RECORDS TO PROCESS
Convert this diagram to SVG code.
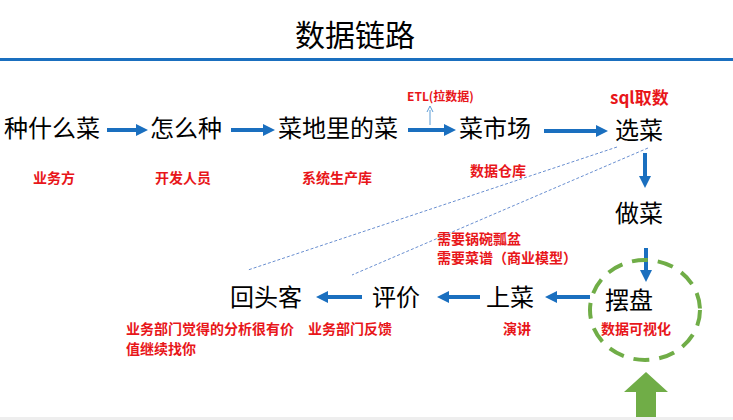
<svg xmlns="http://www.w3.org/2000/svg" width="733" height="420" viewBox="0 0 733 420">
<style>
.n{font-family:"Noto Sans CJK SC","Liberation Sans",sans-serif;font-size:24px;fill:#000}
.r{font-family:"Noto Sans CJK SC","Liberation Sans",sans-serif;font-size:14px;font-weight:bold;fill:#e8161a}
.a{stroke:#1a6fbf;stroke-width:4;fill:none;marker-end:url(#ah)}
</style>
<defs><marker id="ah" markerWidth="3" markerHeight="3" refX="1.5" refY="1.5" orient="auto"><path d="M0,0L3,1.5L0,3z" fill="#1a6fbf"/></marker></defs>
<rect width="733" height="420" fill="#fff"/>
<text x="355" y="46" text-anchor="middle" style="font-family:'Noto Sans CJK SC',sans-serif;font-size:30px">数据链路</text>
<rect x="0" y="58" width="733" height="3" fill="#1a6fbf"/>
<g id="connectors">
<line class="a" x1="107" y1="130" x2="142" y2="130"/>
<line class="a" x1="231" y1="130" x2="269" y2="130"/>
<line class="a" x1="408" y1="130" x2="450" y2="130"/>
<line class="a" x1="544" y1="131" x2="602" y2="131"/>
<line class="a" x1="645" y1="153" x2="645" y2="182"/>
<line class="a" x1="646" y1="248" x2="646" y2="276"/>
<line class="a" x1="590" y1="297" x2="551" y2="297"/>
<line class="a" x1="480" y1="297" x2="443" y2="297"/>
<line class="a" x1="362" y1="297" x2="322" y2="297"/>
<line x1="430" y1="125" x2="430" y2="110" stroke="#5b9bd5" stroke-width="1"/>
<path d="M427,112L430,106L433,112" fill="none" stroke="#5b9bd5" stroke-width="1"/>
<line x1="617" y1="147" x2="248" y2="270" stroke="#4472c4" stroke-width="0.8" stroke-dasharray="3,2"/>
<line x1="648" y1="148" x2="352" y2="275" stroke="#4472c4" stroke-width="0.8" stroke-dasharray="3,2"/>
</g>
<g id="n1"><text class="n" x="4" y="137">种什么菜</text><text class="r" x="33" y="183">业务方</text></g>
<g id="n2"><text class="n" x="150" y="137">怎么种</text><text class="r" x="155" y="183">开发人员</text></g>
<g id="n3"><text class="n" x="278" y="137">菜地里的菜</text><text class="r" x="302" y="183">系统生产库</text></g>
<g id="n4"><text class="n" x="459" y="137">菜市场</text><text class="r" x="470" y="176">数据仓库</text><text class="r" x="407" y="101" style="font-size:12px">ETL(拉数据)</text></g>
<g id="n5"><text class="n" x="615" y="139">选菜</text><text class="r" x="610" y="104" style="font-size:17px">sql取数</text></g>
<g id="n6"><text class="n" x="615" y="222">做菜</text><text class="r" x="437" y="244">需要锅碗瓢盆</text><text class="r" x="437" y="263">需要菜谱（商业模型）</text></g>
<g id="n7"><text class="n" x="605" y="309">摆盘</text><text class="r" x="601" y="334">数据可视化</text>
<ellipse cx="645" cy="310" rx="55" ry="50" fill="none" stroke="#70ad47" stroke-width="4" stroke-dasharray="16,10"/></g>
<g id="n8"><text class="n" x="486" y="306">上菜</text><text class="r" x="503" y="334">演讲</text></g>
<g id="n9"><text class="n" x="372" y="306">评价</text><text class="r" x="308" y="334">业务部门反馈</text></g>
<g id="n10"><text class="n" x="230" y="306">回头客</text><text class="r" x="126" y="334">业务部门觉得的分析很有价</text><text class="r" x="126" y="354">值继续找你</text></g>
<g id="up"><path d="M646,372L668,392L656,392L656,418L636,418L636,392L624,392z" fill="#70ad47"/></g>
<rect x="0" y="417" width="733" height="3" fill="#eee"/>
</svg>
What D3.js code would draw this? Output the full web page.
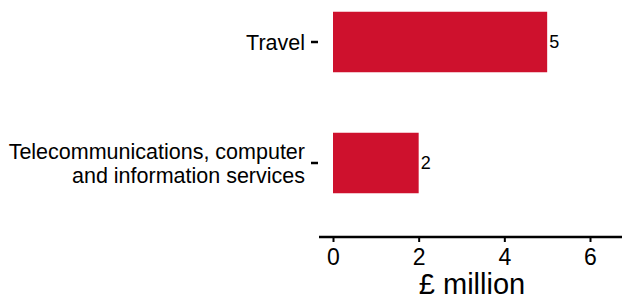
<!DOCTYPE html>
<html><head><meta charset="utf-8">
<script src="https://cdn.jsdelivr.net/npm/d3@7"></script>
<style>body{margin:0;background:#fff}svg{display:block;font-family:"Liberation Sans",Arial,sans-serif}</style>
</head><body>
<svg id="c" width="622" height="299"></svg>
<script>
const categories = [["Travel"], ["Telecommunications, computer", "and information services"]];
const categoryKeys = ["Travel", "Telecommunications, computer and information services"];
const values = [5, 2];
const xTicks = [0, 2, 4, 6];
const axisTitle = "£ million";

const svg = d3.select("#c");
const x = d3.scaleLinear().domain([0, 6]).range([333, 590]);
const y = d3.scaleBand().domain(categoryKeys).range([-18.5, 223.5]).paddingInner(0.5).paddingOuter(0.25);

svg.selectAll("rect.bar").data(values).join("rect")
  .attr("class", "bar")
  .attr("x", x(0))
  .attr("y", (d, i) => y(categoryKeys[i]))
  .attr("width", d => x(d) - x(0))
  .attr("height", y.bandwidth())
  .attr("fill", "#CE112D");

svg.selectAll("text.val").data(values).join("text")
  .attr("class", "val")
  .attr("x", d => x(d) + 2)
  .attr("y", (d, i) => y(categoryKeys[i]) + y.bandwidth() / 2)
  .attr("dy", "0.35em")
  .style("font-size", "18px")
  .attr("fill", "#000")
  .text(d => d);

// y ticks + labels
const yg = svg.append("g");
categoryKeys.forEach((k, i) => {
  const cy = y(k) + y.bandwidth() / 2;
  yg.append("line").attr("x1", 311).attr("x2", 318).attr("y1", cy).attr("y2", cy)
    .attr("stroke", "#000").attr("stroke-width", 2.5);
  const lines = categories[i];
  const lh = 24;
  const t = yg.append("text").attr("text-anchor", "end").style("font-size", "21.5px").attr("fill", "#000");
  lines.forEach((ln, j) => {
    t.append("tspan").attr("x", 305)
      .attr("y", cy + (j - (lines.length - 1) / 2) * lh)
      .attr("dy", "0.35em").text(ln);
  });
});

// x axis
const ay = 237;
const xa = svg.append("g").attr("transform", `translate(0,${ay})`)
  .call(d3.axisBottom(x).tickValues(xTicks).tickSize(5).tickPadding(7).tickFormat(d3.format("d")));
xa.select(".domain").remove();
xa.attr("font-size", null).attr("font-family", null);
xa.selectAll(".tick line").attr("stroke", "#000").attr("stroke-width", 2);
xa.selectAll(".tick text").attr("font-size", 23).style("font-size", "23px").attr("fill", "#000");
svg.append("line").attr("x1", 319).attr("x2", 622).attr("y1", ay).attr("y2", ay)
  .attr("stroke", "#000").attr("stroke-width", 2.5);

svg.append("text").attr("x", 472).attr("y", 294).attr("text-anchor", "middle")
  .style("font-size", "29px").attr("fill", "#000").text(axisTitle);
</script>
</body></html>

EXERCISE REQUIREMENTS
Omit each picture, then return all of the listing exactly as it stands.

ANSWER
Convert this diagram to SVG code.
<svg xmlns="http://www.w3.org/2000/svg" width="733" height="420" viewBox="0 0 733 420">
<style>
.n{font-family:"Noto Sans CJK SC","Liberation Sans",sans-serif;font-size:24px;fill:#000}
.r{font-family:"Noto Sans CJK SC","Liberation Sans",sans-serif;font-size:14px;font-weight:bold;fill:#e8161a}
.a{stroke:#1a6fbf;stroke-width:4;fill:none;marker-end:url(#ah)}
</style>
<defs><marker id="ah" markerWidth="3" markerHeight="3" refX="1.5" refY="1.5" orient="auto"><path d="M0,0L3,1.5L0,3z" fill="#1a6fbf"/></marker></defs>
<rect width="733" height="420" fill="#fff"/>
<text x="355" y="46" text-anchor="middle" style="font-family:'Noto Sans CJK SC',sans-serif;font-size:30px">数据链路</text>
<rect x="0" y="58" width="733" height="3" fill="#1a6fbf"/>
<g id="connectors">
<line class="a" x1="107" y1="130" x2="142" y2="130"/>
<line class="a" x1="231" y1="130" x2="269" y2="130"/>
<line class="a" x1="408" y1="130" x2="450" y2="130"/>
<line class="a" x1="544" y1="131" x2="602" y2="131"/>
<line class="a" x1="645" y1="153" x2="645" y2="182"/>
<line class="a" x1="646" y1="248" x2="646" y2="276"/>
<line class="a" x1="590" y1="297" x2="551" y2="297"/>
<line class="a" x1="480" y1="297" x2="443" y2="297"/>
<line class="a" x1="362" y1="297" x2="322" y2="297"/>
<line x1="430" y1="125" x2="430" y2="110" stroke="#5b9bd5" stroke-width="1"/>
<path d="M427,112L430,106L433,112" fill="none" stroke="#5b9bd5" stroke-width="1"/>
<line x1="617" y1="147" x2="248" y2="270" stroke="#4472c4" stroke-width="0.8" stroke-dasharray="3,2"/>
<line x1="648" y1="148" x2="352" y2="275" stroke="#4472c4" stroke-width="0.8" stroke-dasharray="3,2"/>
</g>
<g id="n1"><text class="n" x="4" y="137">种什么菜</text><text class="r" x="33" y="183">业务方</text></g>
<g id="n2"><text class="n" x="150" y="137">怎么种</text><text class="r" x="155" y="183">开发人员</text></g>
<g id="n3"><text class="n" x="278" y="137">菜地里的菜</text><text class="r" x="302" y="183">系统生产库</text></g>
<g id="n4"><text class="n" x="459" y="137">菜市场</text><text class="r" x="470" y="176">数据仓库</text><text class="r" x="407" y="101" style="font-size:12px">ETL(拉数据)</text></g>
<g id="n5"><text class="n" x="615" y="139">选菜</text><text class="r" x="610" y="104" style="font-size:17px">sql取数</text></g>
<g id="n6"><text class="n" x="615" y="222">做菜</text><text class="r" x="437" y="244">需要锅碗瓢盆</text><text class="r" x="437" y="263">需要菜谱（商业模型）</text></g>
<g id="n7"><text class="n" x="605" y="309">摆盘</text><text class="r" x="601" y="334">数据可视化</text>
<ellipse cx="645" cy="310" rx="55" ry="50" fill="none" stroke="#70ad47" stroke-width="4" stroke-dasharray="16,10"/></g>
<g id="n8"><text class="n" x="486" y="306">上菜</text><text class="r" x="503" y="334">演讲</text></g>
<g id="n9"><text class="n" x="372" y="306">评价</text><text class="r" x="308" y="334">业务部门反馈</text></g>
<g id="n10"><text class="n" x="230" y="306">回头客</text><text class="r" x="126" y="334">业务部门觉得的分析很有价</text><text class="r" x="126" y="354">值继续找你</text></g>
<g id="up"><path d="M646,372L668,392L656,392L656,418L636,418L636,392L624,392z" fill="#70ad47"/></g>
<rect x="0" y="417" width="733" height="3" fill="#eee"/>
</svg>
What D3.js code would draw this? Output the full web page.
<!DOCTYPE html>
<html><head><meta charset="utf-8">
<script src="https://cdn.jsdelivr.net/npm/d3@7"></script>
<style>body{margin:0;background:#fff}svg{display:block;font-family:"Liberation Sans",Arial,sans-serif}</style>
</head><body>
<svg id="c" width="622" height="299"></svg>
<script>
const categories = [["Travel"], ["Telecommunications, computer", "and information services"]];
const categoryKeys = ["Travel", "Telecommunications, computer and information services"];
const values = [5, 2];
const xTicks = [0, 2, 4, 6];
const axisTitle = "£ million";

const svg = d3.select("#c");
const x = d3.scaleLinear().domain([0, 6]).range([333, 590]);
const y = d3.scaleBand().domain(categoryKeys).range([-18.5, 223.5]).paddingInner(0.5).paddingOuter(0.25);

svg.selectAll("rect.bar").data(values).join("rect")
  .attr("class", "bar")
  .attr("x", x(0))
  .attr("y", (d, i) => y(categoryKeys[i]))
  .attr("width", d => x(d) - x(0))
  .attr("height", y.bandwidth())
  .attr("fill", "#CE112D");

svg.selectAll("text.val").data(values).join("text")
  .attr("class", "val")
  .attr("x", d => x(d) + 2)
  .attr("y", (d, i) => y(categoryKeys[i]) + y.bandwidth() / 2)
  .attr("dy", "0.35em")
  .style("font-size", "18px")
  .attr("fill", "#000")
  .text(d => d);

// y ticks + labels
const yg = svg.append("g");
categoryKeys.forEach((k, i) => {
  const cy = y(k) + y.bandwidth() / 2;
  yg.append("line").attr("x1", 311).attr("x2", 318).attr("y1", cy).attr("y2", cy)
    .attr("stroke", "#000").attr("stroke-width", 2.5);
  const lines = categories[i];
  const lh = 24;
  const t = yg.append("text").attr("text-anchor", "end").style("font-size", "21.5px").attr("fill", "#000");
  lines.forEach((ln, j) => {
    t.append("tspan").attr("x", 305)
      .attr("y", cy + (j - (lines.length - 1) / 2) * lh)
      .attr("dy", "0.35em").text(ln);
  });
});

// x axis
const ay = 237;
const xa = svg.append("g").attr("transform", `translate(0,${ay})`)
  .call(d3.axisBottom(x).tickValues(xTicks).tickSize(5).tickPadding(7).tickFormat(d3.format("d")));
xa.select(".domain").remove();
xa.attr("font-size", null).attr("font-family", null);
xa.selectAll(".tick line").attr("stroke", "#000").attr("stroke-width", 2);
xa.selectAll(".tick text").attr("font-size", 23).style("font-size", "23px").attr("fill", "#000");
svg.append("line").attr("x1", 319).attr("x2", 622).attr("y1", ay).attr("y2", ay)
  .attr("stroke", "#000").attr("stroke-width", 2.5);

svg.append("text").attr("x", 472).attr("y", 294).attr("text-anchor", "middle")
  .style("font-size", "29px").attr("fill", "#000").text(axisTitle);
</script>
</body></html>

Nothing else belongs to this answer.